Joe Biden Uses Semiconductor Chip Crisis to Sell $2.5 Trillion Spending Plan

WASHINGTON, DC - APRIL 12: U.S. President Joe Biden (C) joins a CEO Summit on Semiconductor and Supply Chain Resilience via video conference with National Security Advisor Jake Sullivan (R), National Economic Council Director Brian Deese and others from the Roosevelt Room at the White House on April 12, 2021 …
Amr Alfiky-Pool/Getty Images

President Joe Biden failed to offer any short-term solutions to the semiconductor shortage in the United States, choosing instead to promote his multi-trillion-dollar spending plan on Monday.

Biden joined a White House video conference meeting Monday afternoon with his advisers and prominent tech CEOs to discuss the crisis.

“We’ve been falling behind on research and development and manufacturing,” he said. “And put it bluntly, we have to step up our game.”

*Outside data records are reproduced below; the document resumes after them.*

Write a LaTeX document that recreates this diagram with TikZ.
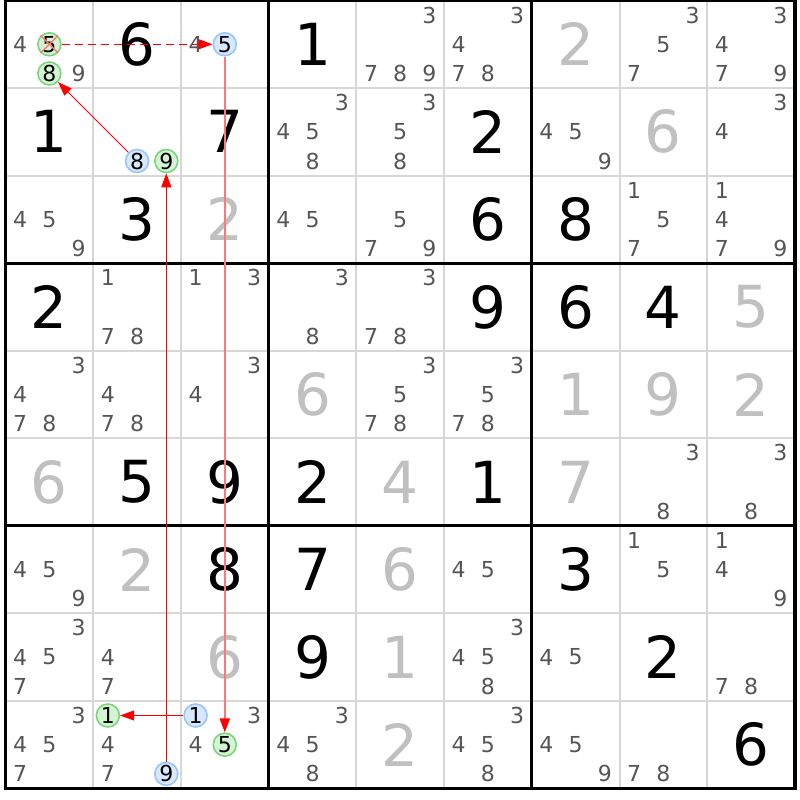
\documentclass[tikz,border=0pt]{standalone}
\usepackage{fontspec}
\setmainfont{DejaVu Sans}
\usetikzlibrary{arrows.meta}

\definecolor{thingray}{RGB}{215,215,215}
\definecolor{solvedgray}{RGB}{192,192,192}
\definecolor{candgray}{RGB}{85,85,85}
\definecolor{onstroke}{RGB}{125,212,125}
\definecolor{onfill}{RGB}{212,245,212}
\definecolor{offstroke}{RGB}{150,198,250}
\definecolor{offfill}{RGB}{215,232,255}
\definecolor{linkpale}{RGB}{255,120,120}

\newcommand{\givenfont}{\fontsize{58}{58}\selectfont}
\newcommand{\candfont}{\fontsize{22}{22}\selectfont}

\begin{document}
\begin{tikzpicture}[x=87.72pt,y=-87.55pt,
  >={Triangle[length=14pt,width=10pt]},
  given/.style={font=\givenfont,text=black,inner sep=0pt},
  solved/.style={font=\givenfont,text=solvedgray,inner sep=0pt},
  cand/.style={font=\candfont,text=candgray,inner sep=0pt},
  oncand/.style={font=\candfont,text=black,circle,draw=onstroke,fill=onfill,
    line width=1.6pt,minimum size=23pt,inner sep=0pt},
  offcand/.style={font=\candfont,text=black,circle,draw=offstroke,fill=offfill,
    line width=1.6pt,minimum size=23pt,inner sep=0pt},
  link/.style={->,red,line width=0.9pt}]
\useasboundingbox ([xshift=-5.5pt,yshift=0.5pt]0,0) rectangle ++(800pt,-800pt);

% thin lines
\foreach\i in {1,2,4,5,7,8}{
\draw[thingray,line width=2pt] (\i,0)--(\i,9);
\draw[thingray,line width=2pt] (0,\i)--(9,\i);
}
% block lines
\foreach\i in {3,6}{
\draw[line width=3pt] (\i,0)--(\i,9);
\draw[line width=3pt] (0,\i)--(9,\i);
}
\draw[line width=3.5pt] (0,0) rectangle (9,9);

% givens
\foreach\c/\r/\v in {1/0/6,3/0/1,0/1/1,2/1/7,5/1/2,1/2/3,5/2/6,6/2/8,
  0/3/2,5/3/9,6/3/6,7/3/4,1/5/5,2/5/9,3/5/2,5/5/1,
  2/6/8,3/6/7,6/6/3,3/7/9,7/7/2,8/8/6}
\node[given] (g\c\r) at (\c+0.5,\r+0.5) {\v};

% solved
\foreach\c/\r/\v in {6/0/2,7/1/6,2/2/2,8/3/5,3/4/6,6/4/1,7/4/9,8/4/2,
  0/5/6,4/5/4,6/5/7,1/6/2,4/6/6,2/7/6,4/7/1,4/8/2}
\node[solved] (s\c\r) at (\c+0.5,\r+0.5) {\v};

% candidates
\foreach\c/\r/\ds in {0/0/{4,9},2/0/{4},4/0/{3,7,8,9},5/0/{3,4,7,8},
  7/0/{3,5,7},8/0/{3,4,7,9},
  3/1/{3,4,5,8},4/1/{3,5,8},6/1/{4,5,9},8/1/{3,4},
  0/2/{4,5,9},3/2/{4,5},4/2/{5,7,9},7/2/{1,5,7},8/2/{1,4,7,9},
  1/3/{1,7,8},2/3/{1,3},3/3/{3,8},4/3/{3,7,8},
  0/4/{3,4,7,8},1/4/{4,7,8},2/4/{3,4},4/4/{3,5,7,8},5/4/{3,5,7,8},
  7/5/{3,8},8/5/{3,8},
  0/6/{4,5,9},5/6/{4,5},7/6/{1,5},8/6/{1,4,9},
  0/7/{3,4,5,7},1/7/{4,7},5/7/{3,4,5,8},6/7/{4,5},8/7/{7,8},
  0/8/{3,4,5,7},1/8/{4,7},2/8/{3,4},3/8/{3,4,5,8},5/8/{3,4,5,8},
  6/8/{4,5,9},7/8/{7,8}}
{
\foreach\d in \ds{
\pgfmathsetmacro\px{\c+(mod(\d-1,3)+0.5)/3}
\pgfmathsetmacro\py{\r+(floor((\d-1)/3)+0.5)/3}
\node[cand] (k\c\r\d) at (\px,\py) {\d};
}
}

% chain
\node[oncand] (a5) at (0.5,0.5) {5};
\node[oncand] (a8) at (0.5,0.8333) {8};
\node[offcand] (b5) at (2.5,0.5) {5};
\node[offcand] (c8) at (1.5,1.8333) {8};
\node[oncand] (c9) at (1.8333,1.8333) {9};
\node[oncand] (d1) at (1.1667,8.1667) {1};
\node[offcand] (d9) at (1.8333,8.8333) {9};
\node[offcand] (e1) at (2.1667,8.1667) {1};
\node[oncand] (e5) at (2.5,8.5) {5};
\draw[linkpale,line width=1.4pt] (a5.north west)--(a5.south east);
\draw[linkpale,line width=1.4pt] (a5.north east)--(a5.south west);

\draw[link,line width=1.2pt,dash pattern=on 8pt off 5pt] (a5)--(b5);
\draw[->,draw=linkpale,line width=1.8pt,-{Triangle[length=14pt,width=10pt,color=red]}] (b5)--(e5);
\draw[link] (e1)--(d1);
\draw[link] (d9)--(c9);
\draw[link] (c8)--(a8);
\end{tikzpicture}
\end{document}
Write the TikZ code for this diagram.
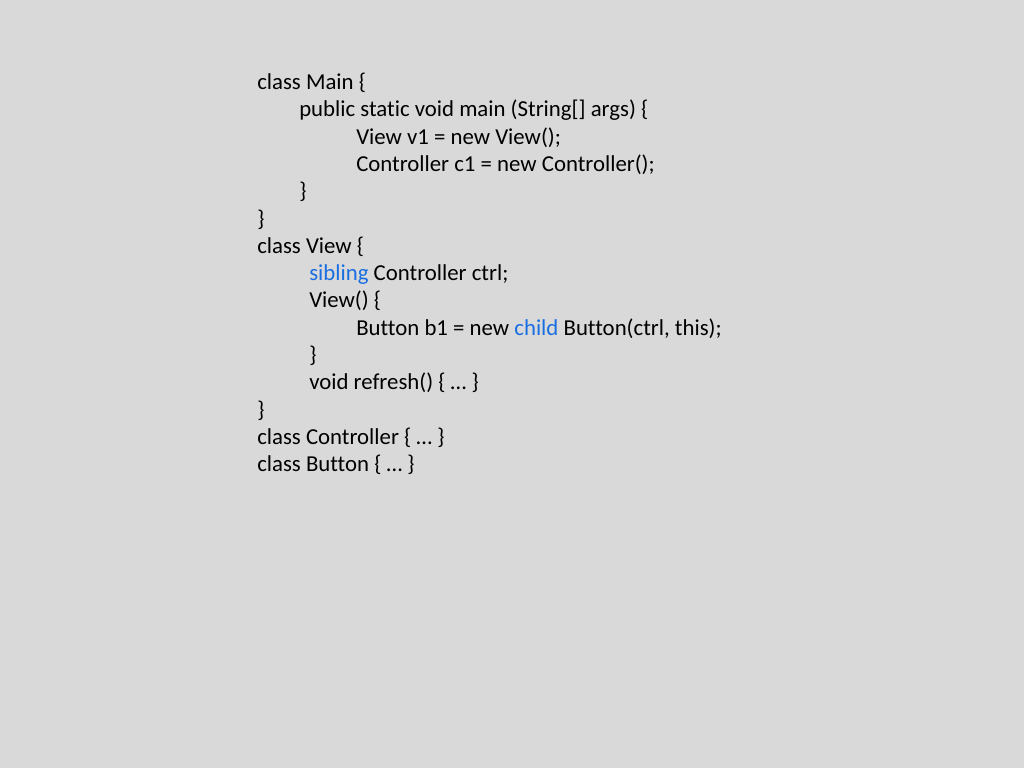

General Motors and Ford announced several temporary plant closures on Thursday, citing the chip shortage for cutting production.

But Biden offered nothing but his $2.5 trillion spending bill as the solution to the problem during his video meeting with CEOs.

“I’m ready to work with all of you, with the Congress – both parties – to pass the American Jobs Plan and to make a once-in-a-generation investment in America’s future,” he said.

Around 20 business executives joined the meeting with Biden, including General Motors CEO Mary Barra, Ford CEO Jim Farley, Alphabet CEO Sundar Pichai, and Intel CEO Pat Gelsinger

Biden’s bill proposes heavy spending on research and development but does not offer an immediate solution to the semiconductor crisis.

The president’s proposal includes $50 billion to create a new office at the Department of Commerce “dedicated to monitoring domestic industrial capacity” and “$50 billion in broad “semiconductor manufacturing and research” – just four percent of his spending plan.

Holding up an electronic chip, Biden defended it as necessary infrastructure.

“These chips, these wafers … it’s all infrastructure,” he said. “This is infrastructure.”

In February, Biden signed an executive order to review the country’s supply chains on infrastructure.

“We shouldn’t have to rely on a foreign country, especially one that doesn’t share our interests or our values,” Biden said at the time.

He admitted, however, that there was little he could do to fix the problem.

“We all recognize that the particular problem won’t be solved immediately,” he said.